Resolution, set up in 2008 to buy and profitably merge slow-growing British life companies, said on Monday it hoped to complete the £2.75 billion ($4.03 billion) takeover by the end of June.
The deal, to be part-funded by a £2 billion [$2.93 billion] cash call, would be Resolution’s second takeover after its purchase of British life insurer Friends Provident last year, easing concerns about the slow pace of its consolidation project to date.
“This move will take some pressure off Resolution’s management, who having targeted two or three acquisitions this year have so far not announced any,” Oriel Securities analyst Marcus Barnard wrote in a note.
The British disposal will give AXA more flexibility to finance takeovers in Asia, where the French insurer has been striving to increase its presence by buying out minority investors in its local subsidiary, AXA Asia Pacific Holdings.
“It leaves them well-placed to take advantage of assets as and when they come up for sale,” said James Shuck, an analyst at stockbroker Jefferies.
“It gives them more room for maneuver. They’ve got scope to do a €1 to €3 billion [$1.226 to $3.678 billion] acquisition with no extra financing involved.
AXA is one of the largest foreign insurers in Asia, and is seen as a potential bidder for assets that could be sold by regional rivals AIA and ING to repay government support advanced at the height of the crisis.
AXA, Europe’s second-biggest insurer, just behind Germany’s Allianz, said the British disposal would result in a €1.4 billion [$1.72 billion] one-off write-down in 2010, but would generate net cash proceeds of €1.7 billion [$2.08 billion] while also boosting its capital strength.

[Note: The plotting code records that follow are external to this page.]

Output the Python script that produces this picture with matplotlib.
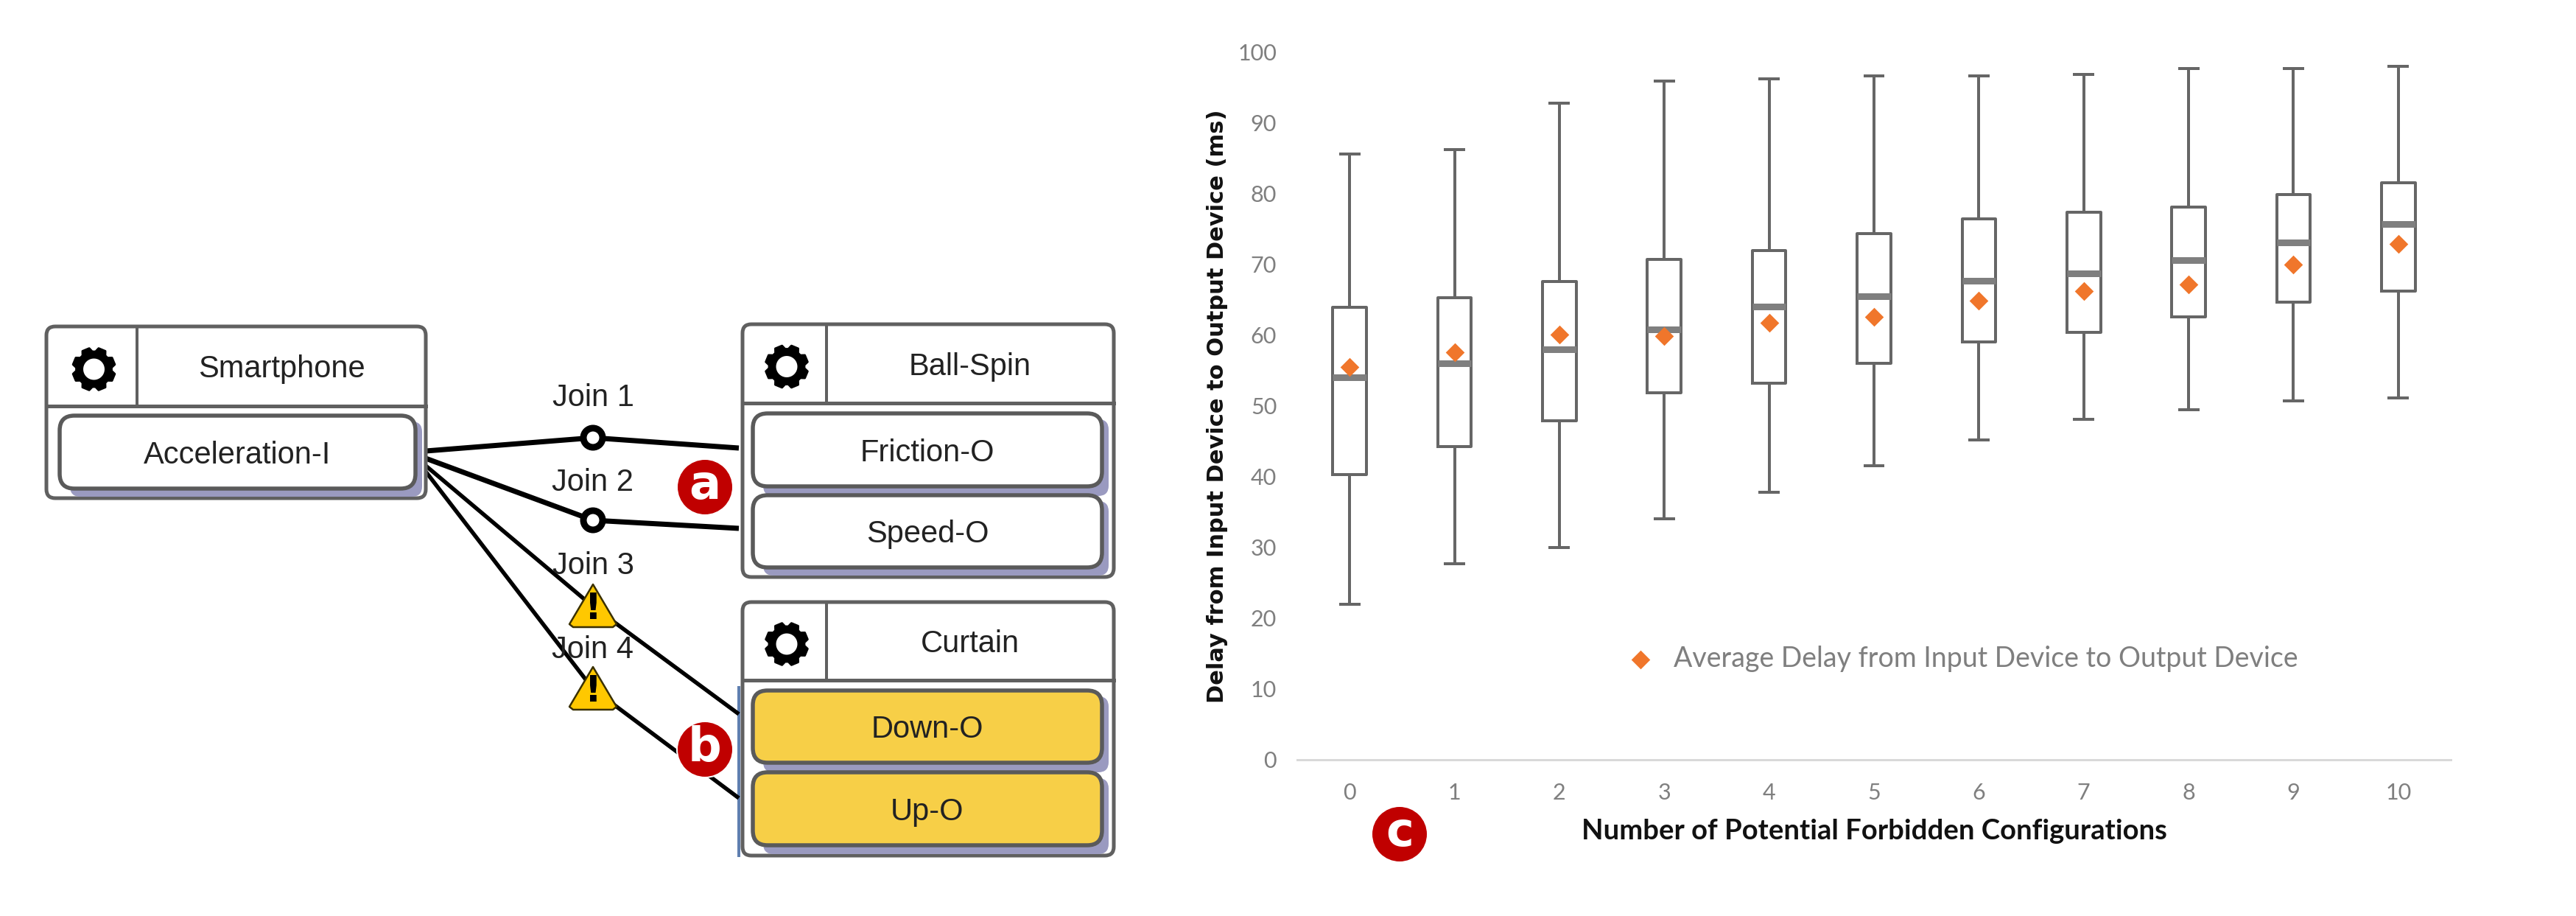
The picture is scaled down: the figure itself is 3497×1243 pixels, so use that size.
import numpy as np
import matplotlib
matplotlib.use('Agg')
import matplotlib.pyplot as plt
from matplotlib.patches import FancyBboxPatch, Polygon, Circle, PathPatch
from matplotlib.path import Path

# box plot values
configs = ['0', '1', '2', '3', '4', '5', '6', '7', '8', '9', '10']
whisker_low = [22, 27.7, 30, 34, 37.8, 41.5, 45.2, 48.1, 49.4, 50.7, 51.1]
q1 = [40.3, 44.2, 47.9, 51.8, 53.2, 56, 59, 60.4, 62.5, 64.6, 66.2]
medians = [54, 56, 58, 60.8, 64, 65.5, 67.6, 68.7, 70.5, 73.1, 75.7]
q3 = [63.9, 65.2, 67.5, 70.7, 71.9, 74.3, 76.4, 77.3, 78, 79.8, 81.5]
whisker_high = [85.5, 86.2, 92.7, 95.8, 96.2, 96.6, 96.6, 96.8, 97.6, 97.6, 97.9]
means = [55.5, 57.5, 60, 59.8, 61.7, 62.5, 64.8, 66.2, 67.1, 69.9, 72.8]

# diagram nodes: title, x0, x1, top, header bottom, bottom, ports, port x0, port x1
nodes = [
    ('Smartphone', 63, 578, 443, 551, 676, [('Acceleration-I', 564, 663, 'white')], 81, 564),
    ('Ball-Spin', 1008, 1512, 440, 547, 783,
     [('Friction-O', 561, 660, 'white'), ('Speed-O', 672, 770, 'white')], 1022, 1496),
    ('Curtain', 1008, 1512, 817, 923, 1161,
     [('Down-O', 937, 1035, '#F7CF47'), ('Up-O', 1048, 1147, '#F7CF47')], 1022, 1496),
]

W, H = 3498, 1243
PX = 72 / 100  # points per pixel
fig = plt.figure(figsize=(W / 100, H / 100), dpi=100, facecolor='white')

# ---- chart on the right ----
ax = fig.add_axes([1761 / W, 1 - 1031 / H, 1566 / W, 961 / H])
stats = []
for i in range(len(configs)):
    stats.append({'whislo': whisker_low[i], 'q1': q1[i], 'med': medians[i],
                  'q3': q3[i], 'whishi': whisker_high[i], 'label': configs[i]})
line = dict(color='#666666', linewidth=4 * PX)
ax.bxp(stats, positions=range(len(configs)), widths=0.32, capwidths=0.175,
       showfliers=False, boxprops=line, whiskerprops=line, capprops=line,
       medianprops=dict(color='#7f7f7f', linewidth=9 * PX, solid_capstyle='butt'))
ax.scatter(range(len(configs)), means, marker='D', s=170, color='#F0762B', zorder=5,
           linewidths=0, label='Average Delay from Input Device to Output Device')
ax.set_xlim(-0.5, 10.5)
ax.set_ylim(0, 100)
ax.set_yticks(range(0, 101, 10))
ax.tick_params(length=0)
ax.tick_params(axis='y', pad=20, labelsize=22, labelcolor='#7f7f7f')
ax.tick_params(axis='x', pad=22, labelsize=22, labelcolor='#7f7f7f')
for t in ax.get_xticklabels() + ax.get_yticklabels():
    t.set_family('Lato')
for s in ['top', 'right', 'left']:
    ax.spines[s].set_visible(False)
ax.spines['bottom'].set_color('#d9d9d9')
ax.spines['bottom'].set_linewidth(3 * PX)
ax.set_xlabel('Number of Potential Forbidden Configurations', family='Lato',
              fontweight='bold', fontsize=27.5, color='#111111', va='center')
ax.xaxis.set_label_coords(0.5, -0.101)
ax.set_ylabel('Delay from Input Device to Output Device (ms)', family='DejaVu Sans',
              fontweight='bold', fontsize=22, color='#111111', va='center')
ax.yaxis.set_label_coords(-0.0696, 0.4995)
ax.legend(loc='center left', bbox_to_anchor=(0.252, 0.143), frameon=False,
          handletextpad=0.2, labelcolor='#7f7f7f', prop={'family': 'Lato', 'size': 27})

# ---- diagram on the left, in pixel coordinates ----
ov = fig.add_axes([0, 0, 1, 1], zorder=10)
ov.set_xlim(0, W)
ov.set_ylim(H, 0)
ov.axis('off')
ov.patch.set_alpha(0)
TXT = dict(family='Liberation Sans', fontsize=30, color='#222222', ha='center', va='center')
DY = 4  # text sits a little under the middle of its box


def round_box(x0, y0, x1, y1, r, **kw):
    p = FancyBboxPatch((x0 + r, y0 + r), x1 - x0 - 2 * r, y1 - y0 - 2 * r,
                       boxstyle='round,pad=%d,rounding_size=%d' % (r, r), **kw)
    ov.add_patch(p)
    return p


def gear(cx, cy, r_out=29, r_root=24, r_hole=16, teeth=8):
    # outer outline with teeth, inner hole in the reverse direction
    angs, rads = [], []
    step = 2 * np.pi / teeth
    for k in range(teeth):
        a = k * step + step / 2
        for da, r in [(-0.3, r_root), (-0.17, r_out), (0.17, r_out), (0.3, r_root)]:
            angs.append(a + da)
            rads.append(r)
    outer = np.c_[cx + np.cos(angs) * np.array(rads), cy + np.sin(angs) * np.array(rads)]
    th = np.linspace(2 * np.pi, 0, 40)
    inner = np.c_[cx + r_hole * np.cos(th), cy + r_hole * np.sin(th)]
    verts = np.r_[outer, outer[:1], inner, inner[:1]]
    codes = ([Path.MOVETO] + [Path.LINETO] * (len(outer) - 1) + [Path.CLOSEPOLY]
             + [Path.MOVETO] + [Path.LINETO] * (len(inner) - 1) + [Path.CLOSEPOLY])
    ov.add_patch(PathPatch(Path(verts, codes), fc='black', ec='black', lw=3 * PX,
                           joinstyle='round', zorder=6))


# links first so the boxes and icons sit on top
thick = [([578, 805, 1003], [612, 594, 608]), ([578, 805, 1003], [622, 706, 717])]
thin = [([578, 805, 1003], [632, 823, 969]), ([578, 805, 1003], [640, 935, 1083])]
for xs, ys in thick:
    ov.plot(xs, ys, color='black', lw=7 * PX, solid_capstyle='butt', zorder=2)
for xs, ys in thin:
    ov.plot(xs, ys, color='black', lw=5.5 * PX, solid_capstyle='butt', zorder=2)
for cy in [594, 706]:
    ov.add_patch(Circle((805, cy), 13, fc='white', ec='black', lw=9 * PX, zorder=3))
for top in [793, 905]:
    ov.add_patch(Polygon([(805, top), (837, top + 54), (832, top + 58), (778, top + 58), (773, top + 54)],
                         closed=True, fc='#FFC800', ec='#3a3000', lw=2.5 * PX,
                         joinstyle='round', zorder=3))
    ov.text(805, top + 33, '!', family='DejaVu Sans', fontweight='bold', fontsize=36,
            color='black', ha='center', va='center', zorder=4)
for label, y in [('Join 1', 538), ('Join 2', 653), ('Join 3', 766), ('Join 4', 880)]:
    ov.text(805, y + 2, label, zorder=5, **TXT)

ov.plot([1003, 1003], [933, 1161], color='#5f7fb0', lw=4 * PX, zorder=1)

for title, x0, x1, top, head, bottom, ports, px0, px1 in nodes:
    round_box(x0, top, x1, bottom, 12, fc='white', ec='#606060', lw=5 * PX, zorder=3)
    ov.plot([x0, x1], [head, head], color='#606060', lw=5 * PX, zorder=4)
    split = x0 + 123 if x0 < 100 else x0 + 114
    ov.plot([split, split], [top, head], color='#606060', lw=4 * PX, zorder=4)
    gear((x0 + split) / 2 + 3, (top + head) / 2 + DY)
    ov.text((split + x1) / 2, (top + head) / 2 + DY, title, zorder=5, **TXT)
    for name, y0, y1, fill in ports:
        # lavender shadow under each port
        round_box(px0 + 14, y0 + 8, px1 + 9, min(y1 + 13, bottom - 2), 14, fc='#9a9ac0', ec='none', zorder=3.5)
        round_box(px0, y0, px1, y1, 20, fc=fill, ec='#5a5a5a', lw=5.5 * PX, zorder=4)
        ov.text((px0 + px1) / 2, (y0 + y1) / 2 + DY, name, zorder=5, **TXT)

for letter, cx, cy in [('a', 957, 661), ('b', 957, 1017), ('c', 1900, 1132)]:
    ov.add_patch(Circle((cx, cy), 38, fc='#C00000', ec='white', lw=2 * PX, zorder=7))
    ov.text(cx, cy - 2, letter, family='DejaVu Sans', fontweight='bold', fontsize=46,
            color='white', ha='center', va='center', zorder=8)

fig.savefig('out.png', dpi=100)
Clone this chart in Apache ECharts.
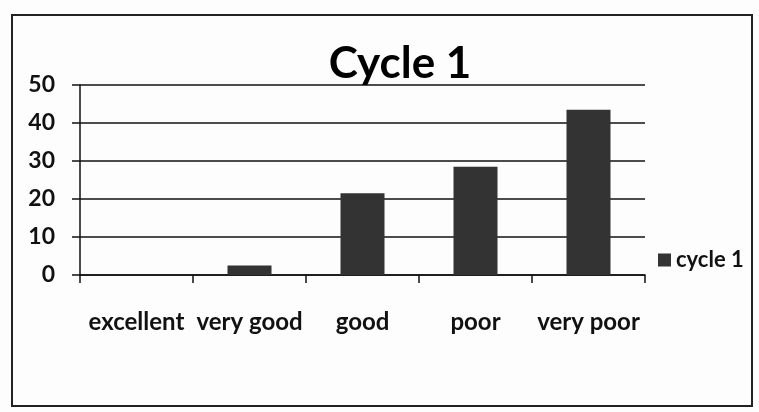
<!DOCTYPE html>
<html><head><meta charset="utf-8">
<script src="https://cdn.jsdelivr.net/npm/echarts@6/dist/echarts.min.js"></script>
<style>html,body{margin:0;padding:0;background:#fff}#c{width:759px;height:412px}</style>
</head><body><div id="c"></div>
<script>
const categories = ['excellent', 'very good', 'good', 'poor', 'very poor'];
const cycle1 = [0, 2.5, 21.5, 28.5, 43.5];
const yTicks = [0, 10, 20, 30, 40, 50];

const chart = echarts.init(document.getElementById('c'));
const font = 'Lato, Open Sans, sans-serif';
chart.setOption({
  backgroundColor: '#fdfdfd',
  animation: false,
  graphic: [{
    type: 'rect', shape: { x: 12, y: 15, width: 740, height: 391 },
    style: { fill: 'none', stroke: '#222', lineWidth: 2 }, silent: true
  }],
  title: {
    text: 'Cycle 1', left: 395, top: 37, textAlign: 'center',
    textStyle: { fontFamily: font, fontSize: 44, fontWeight: 'bold', color: '#000' }
  },
  legend: {
    data: ['cycle 1'], left: 653, top: 244, itemWidth: 13, itemHeight: 13, itemGap: 6,
    icon: 'rect',
    textStyle: { fontFamily: font, fontSize: 22, fontWeight: 'bold', color: '#111' }
  },
  grid: { left: 80, right: 114, top: 85, bottom: 137 },
  xAxis: {
    type: 'category', data: categories,
    axisLine: { lineStyle: { color: '#111', width: 1.5 } },
    axisTick: { show: true, length: 8, alignWithLabel: false, lineStyle: { color: '#111', width: 1.5 } },
    axisLabel: { fontFamily: font, fontSize: 24, fontWeight: 'bold', color: '#111', margin: 35, interval: 0 }
  },
  yAxis: {
    type: 'value', min: yTicks[0], max: yTicks[yTicks.length - 1], interval: 10,
    axisLine: { show: true, lineStyle: { color: '#111', width: 1.5 } },
    axisTick: { show: true, length: 8, lineStyle: { color: '#111', width: 1.5 } },
    axisLabel: { fontFamily: font, fontSize: 23, fontWeight: 'bold', color: '#111', margin: 25 },
    splitLine: { lineStyle: { color: '#111', width: 1.5 } }
  },
  series: [{
    name: 'cycle 1', type: 'bar', data: cycle1, barWidth: 44,
    itemStyle: { color: '#333' }
  }]
});
</script></body></html>
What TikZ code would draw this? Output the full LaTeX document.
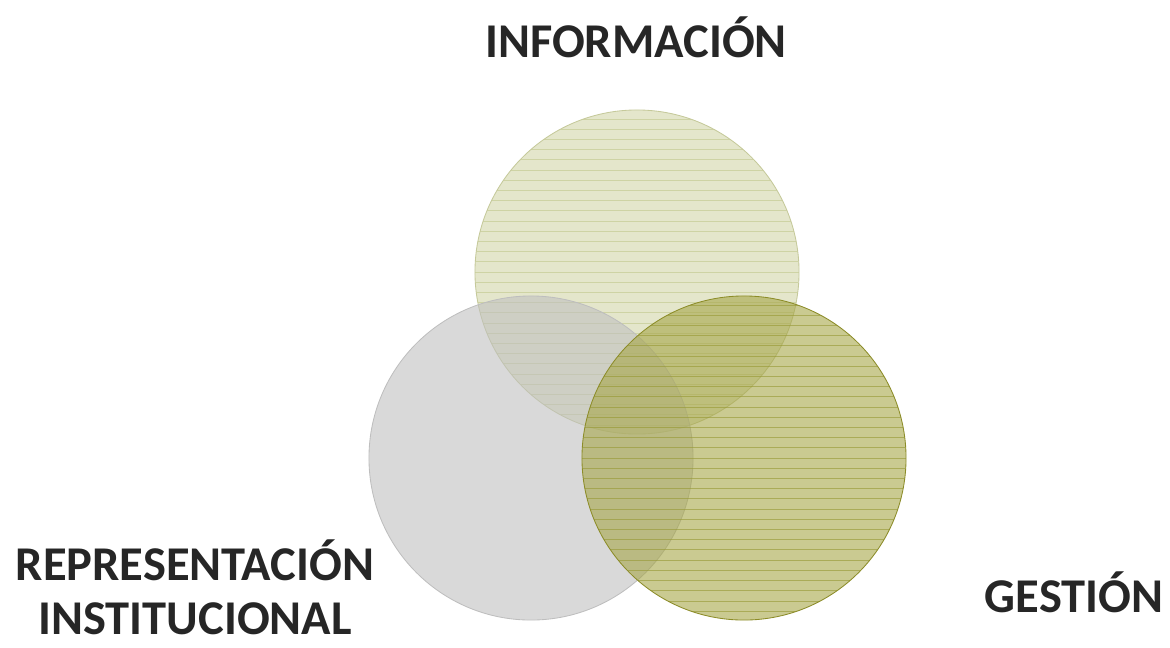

AXA shares were up 2.9 percent at €13.5 ($16.55) by 0935 GMT. The stock is still down 18 percent since the beginning of the year, partly reflecting investor concerns over the company’s capital reserves.
Under the deal, AXA would sell its British protection, annuities and group pensions business to Resolution, but would keep its wealth management and direct protection operations in the UK.
Resolution shares were suspended pending the outcome of the deal talks as the purchase of AXA’s UK units would be classified as a reverse takeover under stock market rules.
The company, founded by insurance tycoon Clive Cowdery, has set itself a target of buying and merging at least three life insurers or asset managers before selling or floating the enlarged group in 2012.